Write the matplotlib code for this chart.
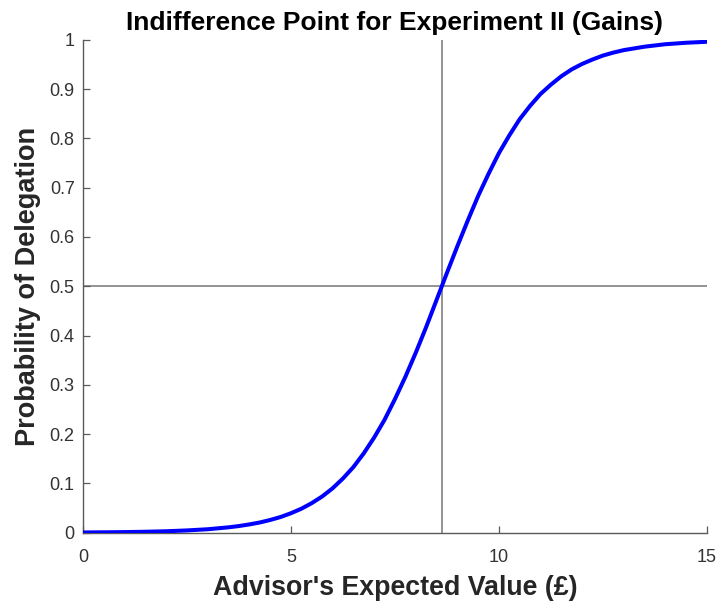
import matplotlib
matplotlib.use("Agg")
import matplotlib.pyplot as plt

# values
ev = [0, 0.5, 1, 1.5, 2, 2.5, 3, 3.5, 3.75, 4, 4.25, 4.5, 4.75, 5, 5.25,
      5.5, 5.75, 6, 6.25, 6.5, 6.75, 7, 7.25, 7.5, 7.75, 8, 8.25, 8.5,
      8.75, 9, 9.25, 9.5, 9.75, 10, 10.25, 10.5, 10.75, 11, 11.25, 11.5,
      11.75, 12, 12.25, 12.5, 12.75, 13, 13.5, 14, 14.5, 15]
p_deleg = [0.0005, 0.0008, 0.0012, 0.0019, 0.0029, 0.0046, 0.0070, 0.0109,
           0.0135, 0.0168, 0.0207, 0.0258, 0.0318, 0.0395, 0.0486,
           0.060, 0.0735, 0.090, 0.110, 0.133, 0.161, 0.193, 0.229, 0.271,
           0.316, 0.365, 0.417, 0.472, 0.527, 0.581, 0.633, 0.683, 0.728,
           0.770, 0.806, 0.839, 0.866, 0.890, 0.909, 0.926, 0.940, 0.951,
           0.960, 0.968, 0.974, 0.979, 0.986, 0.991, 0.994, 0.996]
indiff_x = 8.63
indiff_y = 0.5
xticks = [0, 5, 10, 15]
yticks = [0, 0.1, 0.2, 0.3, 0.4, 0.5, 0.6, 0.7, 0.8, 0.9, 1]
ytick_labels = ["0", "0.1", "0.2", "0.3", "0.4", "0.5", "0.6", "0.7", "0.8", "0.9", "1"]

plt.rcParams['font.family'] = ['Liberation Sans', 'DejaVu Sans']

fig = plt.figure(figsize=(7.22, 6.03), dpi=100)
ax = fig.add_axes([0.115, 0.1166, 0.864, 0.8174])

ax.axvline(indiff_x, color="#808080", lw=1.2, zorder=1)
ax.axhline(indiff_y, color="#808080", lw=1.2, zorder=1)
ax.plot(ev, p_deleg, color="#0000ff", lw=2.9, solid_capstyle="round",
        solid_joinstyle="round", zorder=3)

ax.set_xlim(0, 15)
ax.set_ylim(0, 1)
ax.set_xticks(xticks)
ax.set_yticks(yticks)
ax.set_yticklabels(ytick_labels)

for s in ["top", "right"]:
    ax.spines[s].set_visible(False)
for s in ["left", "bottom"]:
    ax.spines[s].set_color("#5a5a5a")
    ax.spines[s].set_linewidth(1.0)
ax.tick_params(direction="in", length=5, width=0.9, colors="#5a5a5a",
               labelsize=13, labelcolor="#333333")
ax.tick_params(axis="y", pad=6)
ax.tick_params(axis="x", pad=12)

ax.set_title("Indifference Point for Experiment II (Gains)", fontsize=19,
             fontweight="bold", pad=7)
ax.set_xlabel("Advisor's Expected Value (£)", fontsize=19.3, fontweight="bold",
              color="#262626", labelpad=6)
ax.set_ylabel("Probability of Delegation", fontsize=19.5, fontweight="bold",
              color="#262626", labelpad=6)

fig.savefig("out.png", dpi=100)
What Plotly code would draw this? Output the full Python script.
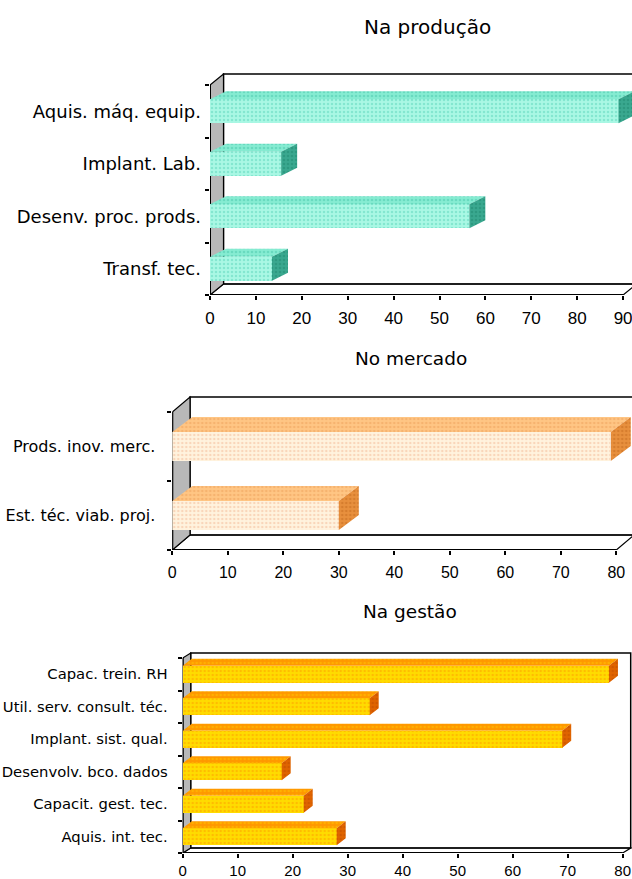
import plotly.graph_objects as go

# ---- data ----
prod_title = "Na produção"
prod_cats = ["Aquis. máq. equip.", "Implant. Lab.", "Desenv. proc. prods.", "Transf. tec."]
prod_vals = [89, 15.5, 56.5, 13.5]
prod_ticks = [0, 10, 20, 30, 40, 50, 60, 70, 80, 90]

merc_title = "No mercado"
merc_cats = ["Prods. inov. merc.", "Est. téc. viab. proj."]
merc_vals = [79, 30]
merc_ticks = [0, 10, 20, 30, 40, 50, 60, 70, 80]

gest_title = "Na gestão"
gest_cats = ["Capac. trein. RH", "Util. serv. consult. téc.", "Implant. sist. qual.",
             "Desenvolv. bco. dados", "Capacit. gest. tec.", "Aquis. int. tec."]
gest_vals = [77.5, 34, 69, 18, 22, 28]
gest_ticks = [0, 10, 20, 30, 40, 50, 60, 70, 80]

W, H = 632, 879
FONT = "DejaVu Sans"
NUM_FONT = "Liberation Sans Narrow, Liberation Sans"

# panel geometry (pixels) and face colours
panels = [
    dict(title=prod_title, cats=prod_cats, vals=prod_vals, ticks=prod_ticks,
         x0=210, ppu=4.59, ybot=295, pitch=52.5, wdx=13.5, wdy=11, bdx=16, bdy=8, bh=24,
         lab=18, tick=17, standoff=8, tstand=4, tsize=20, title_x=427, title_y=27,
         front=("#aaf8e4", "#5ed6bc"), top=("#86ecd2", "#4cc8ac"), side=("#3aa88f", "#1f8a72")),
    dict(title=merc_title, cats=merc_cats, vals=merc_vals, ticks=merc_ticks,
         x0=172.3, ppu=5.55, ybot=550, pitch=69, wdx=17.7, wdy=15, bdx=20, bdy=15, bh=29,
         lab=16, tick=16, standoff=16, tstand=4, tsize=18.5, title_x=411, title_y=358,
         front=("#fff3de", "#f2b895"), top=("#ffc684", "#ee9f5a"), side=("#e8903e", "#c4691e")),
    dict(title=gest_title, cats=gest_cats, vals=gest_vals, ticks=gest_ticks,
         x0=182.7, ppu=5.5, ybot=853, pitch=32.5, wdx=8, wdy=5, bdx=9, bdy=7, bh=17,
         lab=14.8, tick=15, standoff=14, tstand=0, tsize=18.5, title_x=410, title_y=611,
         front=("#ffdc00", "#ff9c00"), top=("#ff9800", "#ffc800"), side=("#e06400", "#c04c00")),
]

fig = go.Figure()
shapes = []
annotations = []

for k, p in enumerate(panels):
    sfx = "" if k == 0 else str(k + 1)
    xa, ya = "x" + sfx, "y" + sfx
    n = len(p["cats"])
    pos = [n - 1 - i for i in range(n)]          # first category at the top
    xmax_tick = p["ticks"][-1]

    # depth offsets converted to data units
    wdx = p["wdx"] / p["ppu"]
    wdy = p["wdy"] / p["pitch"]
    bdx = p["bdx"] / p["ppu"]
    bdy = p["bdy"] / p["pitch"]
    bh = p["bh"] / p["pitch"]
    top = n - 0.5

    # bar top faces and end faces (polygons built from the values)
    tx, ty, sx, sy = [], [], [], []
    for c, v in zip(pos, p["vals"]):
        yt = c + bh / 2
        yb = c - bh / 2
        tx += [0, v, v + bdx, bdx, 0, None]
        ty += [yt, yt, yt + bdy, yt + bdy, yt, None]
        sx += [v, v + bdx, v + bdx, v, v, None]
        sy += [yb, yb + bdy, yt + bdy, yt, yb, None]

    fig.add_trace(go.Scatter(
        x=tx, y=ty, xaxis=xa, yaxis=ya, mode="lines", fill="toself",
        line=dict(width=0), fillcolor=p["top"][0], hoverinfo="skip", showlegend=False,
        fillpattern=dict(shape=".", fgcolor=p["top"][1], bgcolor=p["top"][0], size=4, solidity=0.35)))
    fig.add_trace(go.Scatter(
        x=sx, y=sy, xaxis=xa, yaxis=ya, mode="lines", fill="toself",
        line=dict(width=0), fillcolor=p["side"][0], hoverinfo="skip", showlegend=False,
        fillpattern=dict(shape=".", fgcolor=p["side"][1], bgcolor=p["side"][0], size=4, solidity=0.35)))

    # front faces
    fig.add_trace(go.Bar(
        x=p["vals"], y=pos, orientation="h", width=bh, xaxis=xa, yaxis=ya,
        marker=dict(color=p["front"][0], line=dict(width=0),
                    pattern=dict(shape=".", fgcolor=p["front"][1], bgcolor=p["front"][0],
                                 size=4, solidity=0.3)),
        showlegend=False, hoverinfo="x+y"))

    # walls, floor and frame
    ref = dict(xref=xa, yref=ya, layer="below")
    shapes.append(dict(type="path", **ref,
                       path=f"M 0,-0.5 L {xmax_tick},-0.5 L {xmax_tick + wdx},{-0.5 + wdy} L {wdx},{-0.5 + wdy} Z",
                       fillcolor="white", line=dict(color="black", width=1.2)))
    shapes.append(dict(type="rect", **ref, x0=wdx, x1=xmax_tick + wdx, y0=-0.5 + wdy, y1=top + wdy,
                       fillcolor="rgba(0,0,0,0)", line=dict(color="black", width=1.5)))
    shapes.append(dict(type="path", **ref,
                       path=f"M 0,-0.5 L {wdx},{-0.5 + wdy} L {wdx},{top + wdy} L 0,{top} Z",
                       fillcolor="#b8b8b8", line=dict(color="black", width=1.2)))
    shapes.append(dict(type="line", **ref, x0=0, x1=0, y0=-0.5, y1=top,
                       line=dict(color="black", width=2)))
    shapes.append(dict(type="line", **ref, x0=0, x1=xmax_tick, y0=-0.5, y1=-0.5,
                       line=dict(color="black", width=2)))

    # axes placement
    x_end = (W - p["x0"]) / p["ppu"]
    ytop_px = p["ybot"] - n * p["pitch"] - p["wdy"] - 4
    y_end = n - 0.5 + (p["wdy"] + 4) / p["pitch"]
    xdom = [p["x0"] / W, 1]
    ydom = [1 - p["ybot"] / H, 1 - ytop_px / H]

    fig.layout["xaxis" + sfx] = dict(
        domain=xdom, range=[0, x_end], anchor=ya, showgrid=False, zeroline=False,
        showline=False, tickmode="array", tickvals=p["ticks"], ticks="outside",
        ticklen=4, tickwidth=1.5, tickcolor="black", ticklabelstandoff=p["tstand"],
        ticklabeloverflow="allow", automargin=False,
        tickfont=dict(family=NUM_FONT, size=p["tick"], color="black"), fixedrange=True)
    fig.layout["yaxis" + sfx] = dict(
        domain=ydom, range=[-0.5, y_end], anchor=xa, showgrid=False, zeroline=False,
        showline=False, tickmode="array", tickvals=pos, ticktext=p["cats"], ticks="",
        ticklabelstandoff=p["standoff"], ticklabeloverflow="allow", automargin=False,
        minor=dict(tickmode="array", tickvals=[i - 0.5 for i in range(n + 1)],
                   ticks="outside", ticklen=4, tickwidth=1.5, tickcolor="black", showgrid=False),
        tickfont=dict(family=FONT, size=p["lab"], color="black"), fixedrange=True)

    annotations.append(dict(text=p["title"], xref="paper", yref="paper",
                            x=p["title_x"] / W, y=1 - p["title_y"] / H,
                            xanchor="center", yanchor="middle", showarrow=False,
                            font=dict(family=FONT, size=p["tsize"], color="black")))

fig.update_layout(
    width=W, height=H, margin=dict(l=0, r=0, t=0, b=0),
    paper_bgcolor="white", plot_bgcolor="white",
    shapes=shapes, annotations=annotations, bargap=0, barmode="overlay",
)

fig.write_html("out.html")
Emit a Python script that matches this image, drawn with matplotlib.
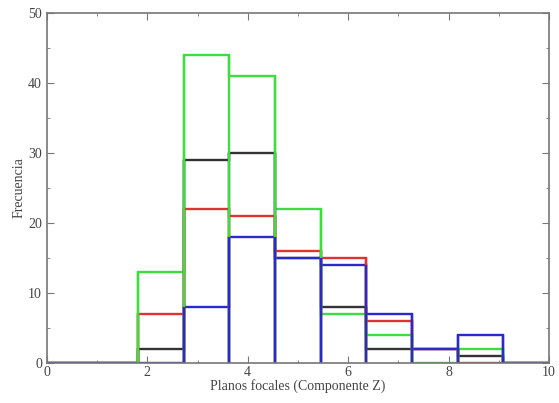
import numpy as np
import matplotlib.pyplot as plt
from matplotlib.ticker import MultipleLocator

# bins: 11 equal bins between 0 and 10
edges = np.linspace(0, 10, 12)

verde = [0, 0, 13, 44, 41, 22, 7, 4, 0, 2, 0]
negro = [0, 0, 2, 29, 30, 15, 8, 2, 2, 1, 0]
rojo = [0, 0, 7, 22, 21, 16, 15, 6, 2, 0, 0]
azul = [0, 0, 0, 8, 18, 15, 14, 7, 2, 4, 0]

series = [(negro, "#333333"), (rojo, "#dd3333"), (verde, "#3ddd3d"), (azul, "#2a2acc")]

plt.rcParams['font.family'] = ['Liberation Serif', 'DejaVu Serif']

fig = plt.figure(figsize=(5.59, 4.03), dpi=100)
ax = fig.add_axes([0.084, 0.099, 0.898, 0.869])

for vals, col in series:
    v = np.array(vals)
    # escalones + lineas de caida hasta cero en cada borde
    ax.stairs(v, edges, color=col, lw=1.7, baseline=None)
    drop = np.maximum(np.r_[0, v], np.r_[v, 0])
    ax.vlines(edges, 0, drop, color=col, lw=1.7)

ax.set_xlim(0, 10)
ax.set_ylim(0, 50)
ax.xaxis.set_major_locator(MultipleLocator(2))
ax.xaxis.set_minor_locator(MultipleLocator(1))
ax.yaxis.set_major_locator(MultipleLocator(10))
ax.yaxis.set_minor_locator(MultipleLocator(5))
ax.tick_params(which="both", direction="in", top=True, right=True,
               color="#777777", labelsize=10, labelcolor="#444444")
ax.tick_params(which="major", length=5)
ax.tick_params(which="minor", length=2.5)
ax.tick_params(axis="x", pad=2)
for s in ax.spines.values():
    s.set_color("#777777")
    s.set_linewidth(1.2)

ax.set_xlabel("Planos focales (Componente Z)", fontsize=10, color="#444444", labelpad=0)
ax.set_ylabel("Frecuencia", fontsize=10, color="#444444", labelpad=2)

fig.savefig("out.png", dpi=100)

==============================

- Stated exercise -
Repeat only what lies between the start of the data and the end of the line containing "ax = fig.add_axes([0.115, 0.1166, 0.864, 0.8174])", exactly, with pictures left out.

- Task answer -
Write the matplotlib code for this chart.
import matplotlib
matplotlib.use("Agg")
import matplotlib.pyplot as plt

# values
ev = [0, 0.5, 1, 1.5, 2, 2.5, 3, 3.5, 3.75, 4, 4.25, 4.5, 4.75, 5, 5.25,
      5.5, 5.75, 6, 6.25, 6.5, 6.75, 7, 7.25, 7.5, 7.75, 8, 8.25, 8.5,
      8.75, 9, 9.25, 9.5, 9.75, 10, 10.25, 10.5, 10.75, 11, 11.25, 11.5,
      11.75, 12, 12.25, 12.5, 12.75, 13, 13.5, 14, 14.5, 15]
p_deleg = [0.0005, 0.0008, 0.0012, 0.0019, 0.0029, 0.0046, 0.0070, 0.0109,
           0.0135, 0.0168, 0.0207, 0.0258, 0.0318, 0.0395, 0.0486,
           0.060, 0.0735, 0.090, 0.110, 0.133, 0.161, 0.193, 0.229, 0.271,
           0.316, 0.365, 0.417, 0.472, 0.527, 0.581, 0.633, 0.683, 0.728,
           0.770, 0.806, 0.839, 0.866, 0.890, 0.909, 0.926, 0.940, 0.951,
           0.960, 0.968, 0.974, 0.979, 0.986, 0.991, 0.994, 0.996]
indiff_x = 8.63
indiff_y = 0.5
xticks = [0, 5, 10, 15]
yticks = [0, 0.1, 0.2, 0.3, 0.4, 0.5, 0.6, 0.7, 0.8, 0.9, 1]
ytick_labels = ["0", "0.1", "0.2", "0.3", "0.4", "0.5", "0.6", "0.7", "0.8", "0.9", "1"]

plt.rcParams['font.family'] = ['Liberation Sans', 'DejaVu Sans']

fig = plt.figure(figsize=(7.22, 6.03), dpi=100)
ax = fig.add_axes([0.115, 0.1166, 0.864, 0.8174])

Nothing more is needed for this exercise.